— START OF Data section —

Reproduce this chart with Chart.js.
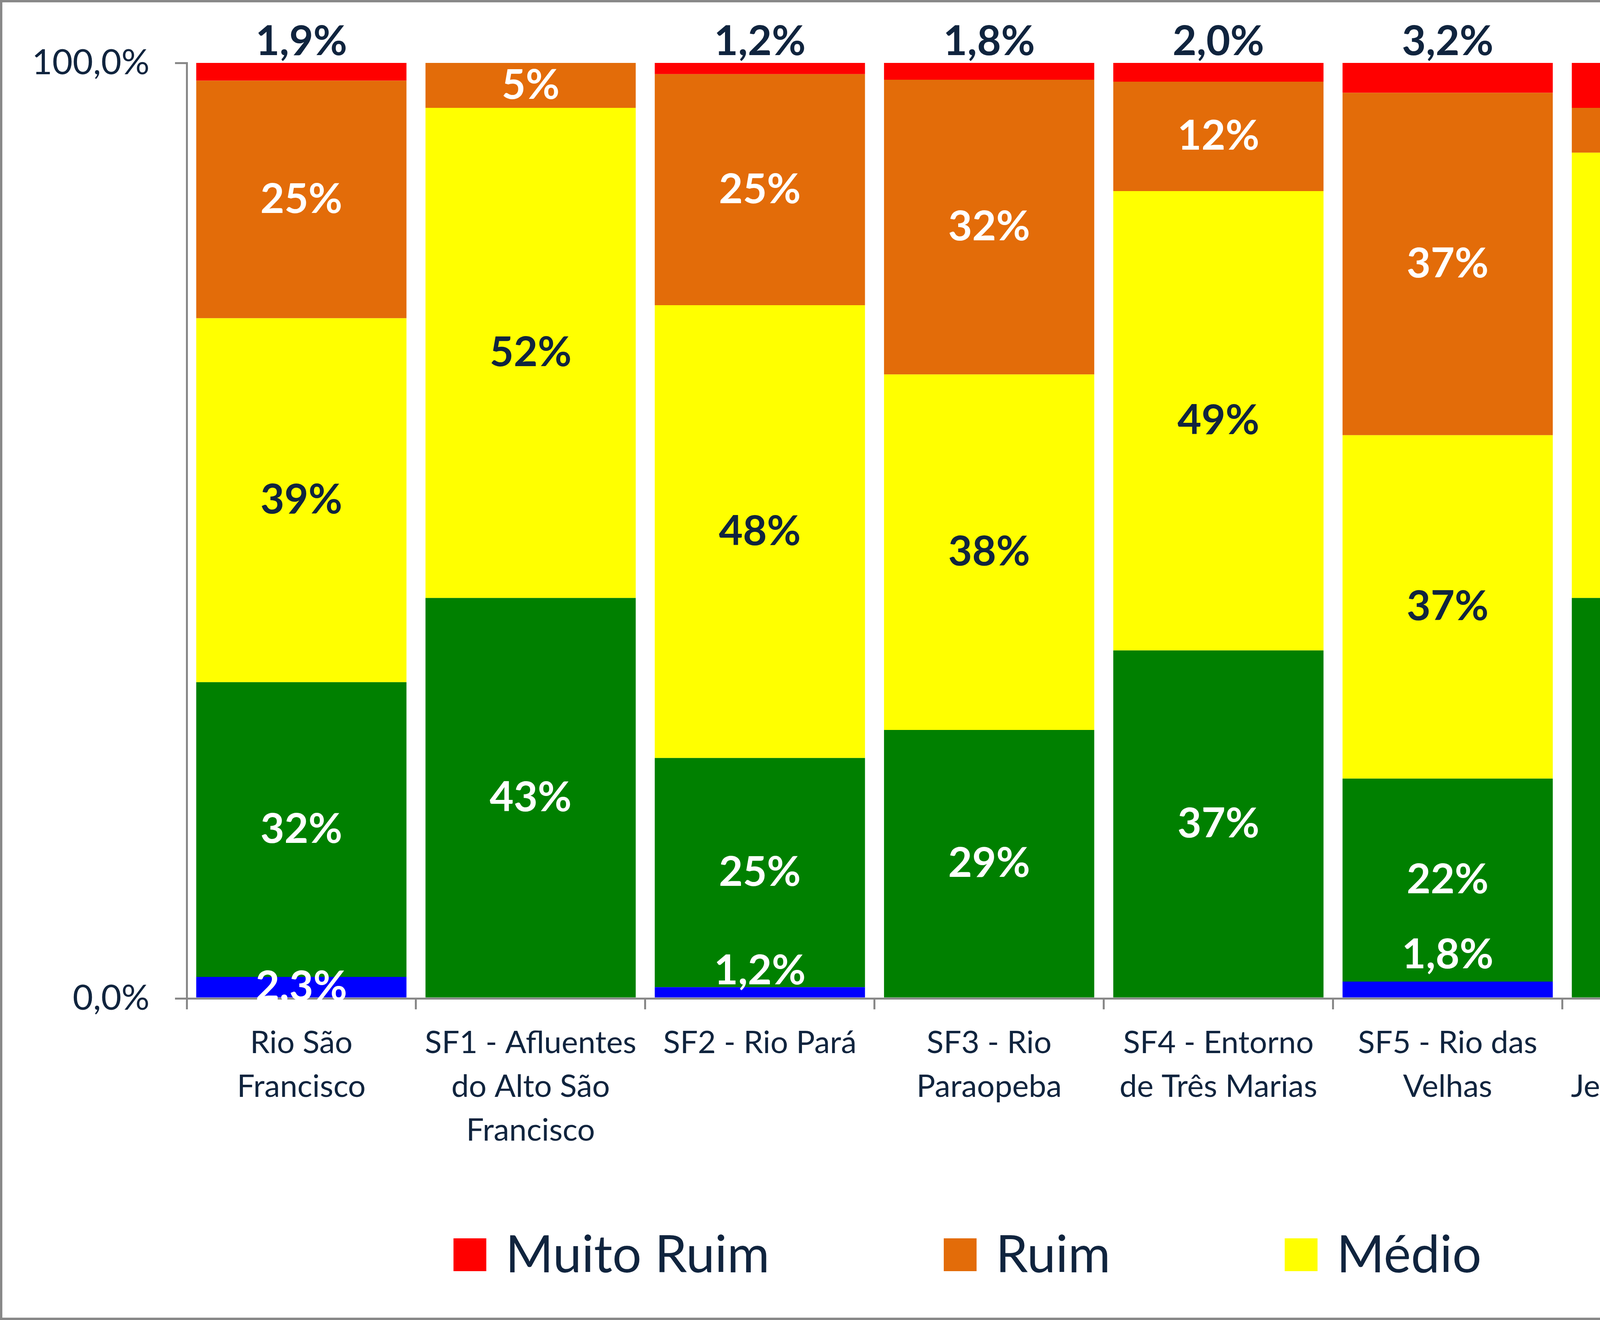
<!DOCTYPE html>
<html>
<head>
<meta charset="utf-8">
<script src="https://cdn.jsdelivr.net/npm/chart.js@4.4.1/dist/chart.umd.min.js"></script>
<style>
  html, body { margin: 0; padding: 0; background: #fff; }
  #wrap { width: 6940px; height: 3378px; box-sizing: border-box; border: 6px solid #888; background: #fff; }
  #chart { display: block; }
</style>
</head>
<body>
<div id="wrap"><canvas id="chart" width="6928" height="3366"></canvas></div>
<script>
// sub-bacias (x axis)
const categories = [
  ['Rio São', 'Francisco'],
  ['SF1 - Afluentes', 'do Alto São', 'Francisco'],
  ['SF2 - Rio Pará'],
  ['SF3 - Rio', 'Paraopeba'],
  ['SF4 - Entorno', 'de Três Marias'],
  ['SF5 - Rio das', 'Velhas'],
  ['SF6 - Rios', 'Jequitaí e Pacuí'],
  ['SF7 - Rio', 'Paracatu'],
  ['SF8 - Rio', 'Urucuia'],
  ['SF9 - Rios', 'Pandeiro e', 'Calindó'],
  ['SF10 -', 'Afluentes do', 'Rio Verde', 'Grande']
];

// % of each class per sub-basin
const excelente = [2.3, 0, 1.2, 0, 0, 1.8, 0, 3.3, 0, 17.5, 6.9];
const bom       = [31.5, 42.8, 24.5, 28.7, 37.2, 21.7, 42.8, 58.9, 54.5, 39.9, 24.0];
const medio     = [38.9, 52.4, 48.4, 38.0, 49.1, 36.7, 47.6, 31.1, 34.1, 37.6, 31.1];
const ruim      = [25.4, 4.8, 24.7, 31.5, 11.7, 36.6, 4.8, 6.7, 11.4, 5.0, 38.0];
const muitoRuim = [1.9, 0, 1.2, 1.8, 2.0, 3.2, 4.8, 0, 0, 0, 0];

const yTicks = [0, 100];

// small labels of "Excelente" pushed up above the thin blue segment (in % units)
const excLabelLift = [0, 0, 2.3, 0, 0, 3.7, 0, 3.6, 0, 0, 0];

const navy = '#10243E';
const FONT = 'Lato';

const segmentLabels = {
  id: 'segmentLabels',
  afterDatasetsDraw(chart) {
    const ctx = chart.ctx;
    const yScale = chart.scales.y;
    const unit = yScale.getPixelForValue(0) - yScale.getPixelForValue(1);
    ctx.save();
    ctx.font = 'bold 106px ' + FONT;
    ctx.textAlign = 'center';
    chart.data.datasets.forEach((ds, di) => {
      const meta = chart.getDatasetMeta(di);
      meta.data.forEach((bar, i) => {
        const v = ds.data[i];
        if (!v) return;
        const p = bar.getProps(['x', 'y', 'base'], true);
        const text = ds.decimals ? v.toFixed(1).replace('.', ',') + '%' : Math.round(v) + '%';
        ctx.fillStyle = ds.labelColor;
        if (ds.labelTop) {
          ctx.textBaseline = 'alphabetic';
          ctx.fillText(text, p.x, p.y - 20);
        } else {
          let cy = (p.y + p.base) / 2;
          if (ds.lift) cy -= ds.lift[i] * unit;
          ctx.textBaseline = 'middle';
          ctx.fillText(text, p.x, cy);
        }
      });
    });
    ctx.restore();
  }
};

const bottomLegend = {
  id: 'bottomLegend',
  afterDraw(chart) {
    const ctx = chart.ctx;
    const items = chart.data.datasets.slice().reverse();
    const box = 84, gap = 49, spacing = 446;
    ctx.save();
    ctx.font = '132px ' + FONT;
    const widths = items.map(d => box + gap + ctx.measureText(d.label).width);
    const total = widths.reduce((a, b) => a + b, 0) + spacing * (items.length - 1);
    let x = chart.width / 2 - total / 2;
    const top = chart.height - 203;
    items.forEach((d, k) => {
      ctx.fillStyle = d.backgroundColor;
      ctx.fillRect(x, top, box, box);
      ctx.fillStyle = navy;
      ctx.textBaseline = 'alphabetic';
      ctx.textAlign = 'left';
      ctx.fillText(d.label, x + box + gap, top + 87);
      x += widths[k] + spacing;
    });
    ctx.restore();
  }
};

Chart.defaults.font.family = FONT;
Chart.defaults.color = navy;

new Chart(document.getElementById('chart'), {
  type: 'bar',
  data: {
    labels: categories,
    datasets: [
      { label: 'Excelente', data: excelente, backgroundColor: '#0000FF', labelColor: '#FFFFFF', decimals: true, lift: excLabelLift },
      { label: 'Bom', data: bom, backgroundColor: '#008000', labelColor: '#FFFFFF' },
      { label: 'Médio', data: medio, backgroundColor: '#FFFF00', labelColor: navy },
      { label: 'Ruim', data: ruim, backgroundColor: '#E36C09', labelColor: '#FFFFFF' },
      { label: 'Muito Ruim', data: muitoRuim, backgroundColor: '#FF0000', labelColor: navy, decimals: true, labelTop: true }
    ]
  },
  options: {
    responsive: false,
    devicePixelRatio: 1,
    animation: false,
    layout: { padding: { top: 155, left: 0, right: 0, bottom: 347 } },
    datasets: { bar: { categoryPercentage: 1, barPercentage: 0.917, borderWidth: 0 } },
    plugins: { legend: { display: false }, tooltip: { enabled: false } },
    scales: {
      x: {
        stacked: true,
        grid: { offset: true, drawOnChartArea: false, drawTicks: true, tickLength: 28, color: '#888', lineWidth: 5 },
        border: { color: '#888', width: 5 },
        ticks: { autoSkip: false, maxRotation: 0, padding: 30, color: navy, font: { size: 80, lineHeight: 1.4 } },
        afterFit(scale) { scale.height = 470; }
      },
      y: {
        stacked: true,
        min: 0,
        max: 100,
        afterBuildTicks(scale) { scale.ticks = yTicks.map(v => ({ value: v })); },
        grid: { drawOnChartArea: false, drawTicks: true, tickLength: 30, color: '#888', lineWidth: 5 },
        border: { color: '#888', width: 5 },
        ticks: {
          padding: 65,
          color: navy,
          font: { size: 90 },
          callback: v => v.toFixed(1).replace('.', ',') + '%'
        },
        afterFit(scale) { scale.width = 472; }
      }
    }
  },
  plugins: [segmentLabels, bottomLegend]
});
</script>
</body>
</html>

— END OF Data section —

◆ Set problem ◆
Take the listing above and restate it word for word, without its pictures.

◆ Solution to this task ◆
Reproduce this chart with Chart.js.
<!DOCTYPE html>
<html>
<head>
<meta charset="utf-8">
<script src="https://cdn.jsdelivr.net/npm/chart.js@4.4.1/dist/chart.umd.min.js"></script>
<style>
  html, body { margin: 0; padding: 0; background: #fff; }
  #wrap { width: 6940px; height: 3378px; box-sizing: border-box; border: 6px solid #888; background: #fff; }
  #chart { display: block; }
</style>
</head>
<body>
<div id="wrap"><canvas id="chart" width="6928" height="3366"></canvas></div>
<script>
// sub-bacias (x axis)
const categories = [
  ['Rio São', 'Francisco'],
  ['SF1 - Afluentes', 'do Alto São', 'Francisco'],
  ['SF2 - Rio Pará'],
  ['SF3 - Rio', 'Paraopeba'],
  ['SF4 - Entorno', 'de Três Marias'],
  ['SF5 - Rio das', 'Velhas'],
  ['SF6 - Rios', 'Jequitaí e Pacuí'],
  ['SF7 - Rio', 'Paracatu'],
  ['SF8 - Rio', 'Urucuia'],
  ['SF9 - Rios', 'Pandeiro e', 'Calindó'],
  ['SF10 -', 'Afluentes do', 'Rio Verde', 'Grande']
];

// % of each class per sub-basin
const excelente = [2.3, 0, 1.2, 0, 0, 1.8, 0, 3.3, 0, 17.5, 6.9];
const bom       = [31.5, 42.8, 24.5, 28.7, 37.2, 21.7, 42.8, 58.9, 54.5, 39.9, 24.0];
const medio     = [38.9, 52.4, 48.4, 38.0, 49.1, 36.7, 47.6, 31.1, 34.1, 37.6, 31.1];
const ruim      = [25.4, 4.8, 24.7, 31.5, 11.7, 36.6, 4.8, 6.7, 11.4, 5.0, 38.0];
const muitoRuim = [1.9, 0, 1.2, 1.8, 2.0, 3.2, 4.8, 0, 0, 0, 0];

const yTicks = [0, 100];

// small labels of "Excelente" pushed up above the thin blue segment (in % units)
const excLabelLift = [0, 0, 2.3, 0, 0, 3.7, 0, 3.6, 0, 0, 0];

const navy = '#10243E';
const FONT = 'Lato';

const segmentLabels = {
  id: 'segmentLabels',
  afterDatasetsDraw(chart) {
    const ctx = chart.ctx;
    const yScale = chart.scales.y;
    const unit = yScale.getPixelForValue(0) - yScale.getPixelForValue(1);
    ctx.save();
    ctx.font = 'bold 106px ' + FONT;
    ctx.textAlign = 'center';
    chart.data.datasets.forEach((ds, di) => {
      const meta = chart.getDatasetMeta(di);
      meta.data.forEach((bar, i) => {
        const v = ds.data[i];
        if (!v) return;
        const p = bar.getProps(['x', 'y', 'base'], true);
        const text = ds.decimals ? v.toFixed(1).replace('.', ',') + '%' : Math.round(v) + '%';
        ctx.fillStyle = ds.labelColor;
        if (ds.labelTop) {
          ctx.textBaseline = 'alphabetic';
          ctx.fillText(text, p.x, p.y - 20);
        } else {
          let cy = (p.y + p.base) / 2;
          if (ds.lift) cy -= ds.lift[i] * unit;
          ctx.textBaseline = 'middle';
          ctx.fillText(text, p.x, cy);
        }
      });
    });
    ctx.restore();
  }
};

const bottomLegend = {
  id: 'bottomLegend',
  afterDraw(chart) {
    const ctx = chart.ctx;
    const items = chart.data.datasets.slice().reverse();
    const box = 84, gap = 49, spacing = 446;
    ctx.save();
    ctx.font = '132px ' + FONT;
    const widths = items.map(d => box + gap + ctx.measureText(d.label).width);
    const total = widths.reduce((a, b) => a + b, 0) + spacing * (items.length - 1);
    let x = chart.width / 2 - total / 2;
    const top = chart.height - 203;
    items.forEach((d, k) => {
      ctx.fillStyle = d.backgroundColor;
      ctx.fillRect(x, top, box, box);
      ctx.fillStyle = navy;
      ctx.textBaseline = 'alphabetic';
      ctx.textAlign = 'left';
      ctx.fillText(d.label, x + box + gap, top + 87);
      x += widths[k] + spacing;
    });
    ctx.restore();
  }
};

Chart.defaults.font.family = FONT;
Chart.defaults.color = navy;

new Chart(document.getElementById('chart'), {
  type: 'bar',
  data: {
    labels: categories,
    datasets: [
      { label: 'Excelente', data: excelente, backgroundColor: '#0000FF', labelColor: '#FFFFFF', decimals: true, lift: excLabelLift },
      { label: 'Bom', data: bom, backgroundColor: '#008000', labelColor: '#FFFFFF' },
      { label: 'Médio', data: medio, backgroundColor: '#FFFF00', labelColor: navy },
      { label: 'Ruim', data: ruim, backgroundColor: '#E36C09', labelColor: '#FFFFFF' },
      { label: 'Muito Ruim', data: muitoRuim, backgroundColor: '#FF0000', labelColor: navy, decimals: true, labelTop: true }
    ]
  },
  options: {
    responsive: false,
    devicePixelRatio: 1,
    animation: false,
    layout: { padding: { top: 155, left: 0, right: 0, bottom: 347 } },
    datasets: { bar: { categoryPercentage: 1, barPercentage: 0.917, borderWidth: 0 } },
    plugins: { legend: { display: false }, tooltip: { enabled: false } },
    scales: {
      x: {
        stacked: true,
        grid: { offset: true, drawOnChartArea: false, drawTicks: true, tickLength: 28, color: '#888', lineWidth: 5 },
        border: { color: '#888', width: 5 },
        ticks: { autoSkip: false, maxRotation: 0, padding: 30, color: navy, font: { size: 80, lineHeight: 1.4 } },
        afterFit(scale) { scale.height = 470; }
      },
      y: {
        stacked: true,
        min: 0,
        max: 100,
        afterBuildTicks(scale) { scale.ticks = yTicks.map(v => ({ value: v })); },
        grid: { drawOnChartArea: false, drawTicks: true, tickLength: 30, color: '#888', lineWidth: 5 },
        border: { color: '#888', width: 5 },
        ticks: {
          padding: 65,
          color: navy,
          font: { size: 90 },
          callback: v => v.toFixed(1).replace('.', ',') + '%'
        },
        afterFit(scale) { scale.width = 472; }
      }
    }
  },
  plugins: [segmentLabels, bottomLegend]
});
</script>
</body>
</html>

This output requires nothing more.